Data lines:
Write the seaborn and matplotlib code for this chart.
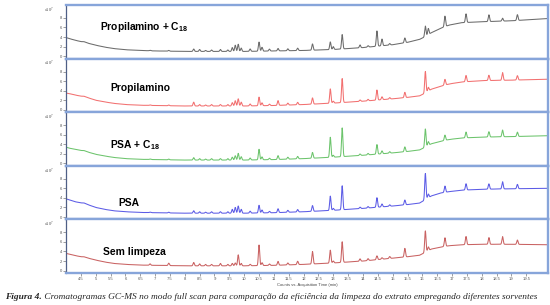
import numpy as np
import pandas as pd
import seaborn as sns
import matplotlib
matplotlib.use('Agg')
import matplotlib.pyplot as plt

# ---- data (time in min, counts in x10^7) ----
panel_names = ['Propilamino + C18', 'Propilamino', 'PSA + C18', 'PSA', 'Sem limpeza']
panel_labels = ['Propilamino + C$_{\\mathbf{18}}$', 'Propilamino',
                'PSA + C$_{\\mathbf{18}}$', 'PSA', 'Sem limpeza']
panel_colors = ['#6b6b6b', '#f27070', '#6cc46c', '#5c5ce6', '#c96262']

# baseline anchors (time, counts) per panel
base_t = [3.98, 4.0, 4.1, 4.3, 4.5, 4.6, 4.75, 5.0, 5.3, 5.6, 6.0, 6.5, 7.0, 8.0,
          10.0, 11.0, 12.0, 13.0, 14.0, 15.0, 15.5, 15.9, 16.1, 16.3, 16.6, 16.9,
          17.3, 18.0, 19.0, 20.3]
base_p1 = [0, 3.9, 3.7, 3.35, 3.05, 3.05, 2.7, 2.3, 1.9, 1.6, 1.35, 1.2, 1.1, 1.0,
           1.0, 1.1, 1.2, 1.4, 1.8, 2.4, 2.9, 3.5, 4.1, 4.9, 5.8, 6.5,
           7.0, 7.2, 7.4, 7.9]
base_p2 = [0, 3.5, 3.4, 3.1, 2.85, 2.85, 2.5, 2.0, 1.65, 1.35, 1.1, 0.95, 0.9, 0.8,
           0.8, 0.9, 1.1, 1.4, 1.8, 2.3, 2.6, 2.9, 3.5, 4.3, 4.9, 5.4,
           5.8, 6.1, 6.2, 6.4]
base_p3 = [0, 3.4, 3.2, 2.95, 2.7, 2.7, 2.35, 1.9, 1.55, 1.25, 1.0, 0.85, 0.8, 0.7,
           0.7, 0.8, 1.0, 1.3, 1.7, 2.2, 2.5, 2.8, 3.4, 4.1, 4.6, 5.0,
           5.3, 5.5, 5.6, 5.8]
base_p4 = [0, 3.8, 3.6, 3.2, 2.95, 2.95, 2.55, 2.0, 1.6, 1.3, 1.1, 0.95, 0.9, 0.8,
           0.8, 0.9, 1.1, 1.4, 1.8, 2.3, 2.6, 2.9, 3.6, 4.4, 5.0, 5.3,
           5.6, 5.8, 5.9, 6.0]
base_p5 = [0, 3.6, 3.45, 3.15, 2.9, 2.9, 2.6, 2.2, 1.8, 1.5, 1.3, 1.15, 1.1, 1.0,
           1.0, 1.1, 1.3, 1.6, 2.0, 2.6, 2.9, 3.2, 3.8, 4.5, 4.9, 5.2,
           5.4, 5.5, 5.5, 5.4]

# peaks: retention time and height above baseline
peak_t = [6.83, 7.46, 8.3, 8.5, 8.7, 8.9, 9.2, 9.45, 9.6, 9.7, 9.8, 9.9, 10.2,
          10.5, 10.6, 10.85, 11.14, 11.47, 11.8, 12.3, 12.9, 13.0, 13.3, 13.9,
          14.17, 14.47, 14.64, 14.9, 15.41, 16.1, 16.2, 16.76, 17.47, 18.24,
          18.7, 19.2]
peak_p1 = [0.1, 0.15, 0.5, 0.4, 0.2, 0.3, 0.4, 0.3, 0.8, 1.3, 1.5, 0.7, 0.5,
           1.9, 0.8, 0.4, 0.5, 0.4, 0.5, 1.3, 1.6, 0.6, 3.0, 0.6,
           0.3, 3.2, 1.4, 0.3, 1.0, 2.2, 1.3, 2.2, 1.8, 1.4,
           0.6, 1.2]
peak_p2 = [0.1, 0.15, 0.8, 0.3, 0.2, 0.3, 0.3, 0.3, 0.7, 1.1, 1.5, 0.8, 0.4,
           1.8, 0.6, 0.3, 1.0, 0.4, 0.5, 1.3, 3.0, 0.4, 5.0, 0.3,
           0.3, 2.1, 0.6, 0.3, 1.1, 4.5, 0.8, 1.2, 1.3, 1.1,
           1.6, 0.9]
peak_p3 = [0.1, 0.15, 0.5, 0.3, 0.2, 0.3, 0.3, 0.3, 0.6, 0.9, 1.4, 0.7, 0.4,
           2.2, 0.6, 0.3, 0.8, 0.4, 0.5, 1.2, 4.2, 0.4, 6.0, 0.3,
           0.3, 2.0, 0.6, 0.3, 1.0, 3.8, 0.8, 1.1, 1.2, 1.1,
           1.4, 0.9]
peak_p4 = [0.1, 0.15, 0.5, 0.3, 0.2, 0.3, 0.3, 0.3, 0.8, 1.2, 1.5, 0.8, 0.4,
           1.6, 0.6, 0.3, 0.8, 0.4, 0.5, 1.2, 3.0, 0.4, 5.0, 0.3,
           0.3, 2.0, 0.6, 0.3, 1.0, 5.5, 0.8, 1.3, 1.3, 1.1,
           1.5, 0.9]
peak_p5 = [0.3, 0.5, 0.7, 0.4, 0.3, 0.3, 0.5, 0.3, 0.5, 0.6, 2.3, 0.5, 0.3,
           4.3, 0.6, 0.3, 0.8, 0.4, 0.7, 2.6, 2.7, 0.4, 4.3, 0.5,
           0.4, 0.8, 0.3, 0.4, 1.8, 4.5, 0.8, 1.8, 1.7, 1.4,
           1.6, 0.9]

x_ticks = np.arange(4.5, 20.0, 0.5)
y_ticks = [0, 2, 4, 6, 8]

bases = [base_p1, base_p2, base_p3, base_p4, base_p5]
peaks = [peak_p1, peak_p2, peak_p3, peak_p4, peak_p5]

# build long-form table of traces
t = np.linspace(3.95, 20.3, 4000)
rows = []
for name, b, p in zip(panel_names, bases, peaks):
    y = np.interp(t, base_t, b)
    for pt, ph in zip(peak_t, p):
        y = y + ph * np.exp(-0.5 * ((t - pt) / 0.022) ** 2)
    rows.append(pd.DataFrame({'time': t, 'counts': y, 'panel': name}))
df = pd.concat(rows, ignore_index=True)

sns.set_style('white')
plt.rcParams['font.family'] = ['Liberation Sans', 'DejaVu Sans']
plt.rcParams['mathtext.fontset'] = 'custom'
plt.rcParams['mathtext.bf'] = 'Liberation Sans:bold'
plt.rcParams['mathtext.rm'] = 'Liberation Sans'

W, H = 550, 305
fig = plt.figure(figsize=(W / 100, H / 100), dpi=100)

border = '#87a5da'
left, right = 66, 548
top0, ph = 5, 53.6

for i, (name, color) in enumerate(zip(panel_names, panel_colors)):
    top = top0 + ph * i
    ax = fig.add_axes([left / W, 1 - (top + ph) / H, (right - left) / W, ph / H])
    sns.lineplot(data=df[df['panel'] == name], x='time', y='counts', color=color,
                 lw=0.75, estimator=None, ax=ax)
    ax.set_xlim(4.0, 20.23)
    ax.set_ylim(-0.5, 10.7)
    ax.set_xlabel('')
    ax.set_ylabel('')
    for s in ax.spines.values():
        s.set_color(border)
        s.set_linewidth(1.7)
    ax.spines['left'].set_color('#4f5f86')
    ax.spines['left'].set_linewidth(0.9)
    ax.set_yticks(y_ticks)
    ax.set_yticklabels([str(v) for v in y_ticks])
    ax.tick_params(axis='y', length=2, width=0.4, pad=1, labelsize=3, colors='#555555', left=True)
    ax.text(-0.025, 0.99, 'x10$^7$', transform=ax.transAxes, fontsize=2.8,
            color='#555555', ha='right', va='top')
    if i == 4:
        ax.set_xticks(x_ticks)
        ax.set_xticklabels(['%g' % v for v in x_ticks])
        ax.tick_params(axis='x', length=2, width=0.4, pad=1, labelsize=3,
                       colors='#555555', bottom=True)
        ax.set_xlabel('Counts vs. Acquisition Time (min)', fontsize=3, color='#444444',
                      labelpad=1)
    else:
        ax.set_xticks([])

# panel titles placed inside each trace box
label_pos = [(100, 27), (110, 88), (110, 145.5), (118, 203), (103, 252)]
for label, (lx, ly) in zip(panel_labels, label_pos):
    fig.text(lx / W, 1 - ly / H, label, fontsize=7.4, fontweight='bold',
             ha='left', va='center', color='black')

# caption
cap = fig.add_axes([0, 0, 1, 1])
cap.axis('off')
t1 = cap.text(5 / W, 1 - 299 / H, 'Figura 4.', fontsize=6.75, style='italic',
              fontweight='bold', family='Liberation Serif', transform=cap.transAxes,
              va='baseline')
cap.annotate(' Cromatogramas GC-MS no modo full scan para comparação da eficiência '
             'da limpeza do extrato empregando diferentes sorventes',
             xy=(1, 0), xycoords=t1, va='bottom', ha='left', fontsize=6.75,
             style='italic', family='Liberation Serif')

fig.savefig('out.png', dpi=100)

Task statement: The lines from the top of the data above through the one holding "import matplotlib.pyplot as plt" are to be repeated exactly, and only those, with no pictures.

Result:
Write the seaborn and matplotlib code for this chart.
import numpy as np
import pandas as pd
import seaborn as sns
import matplotlib
matplotlib.use('Agg')
import matplotlib.pyplot as plt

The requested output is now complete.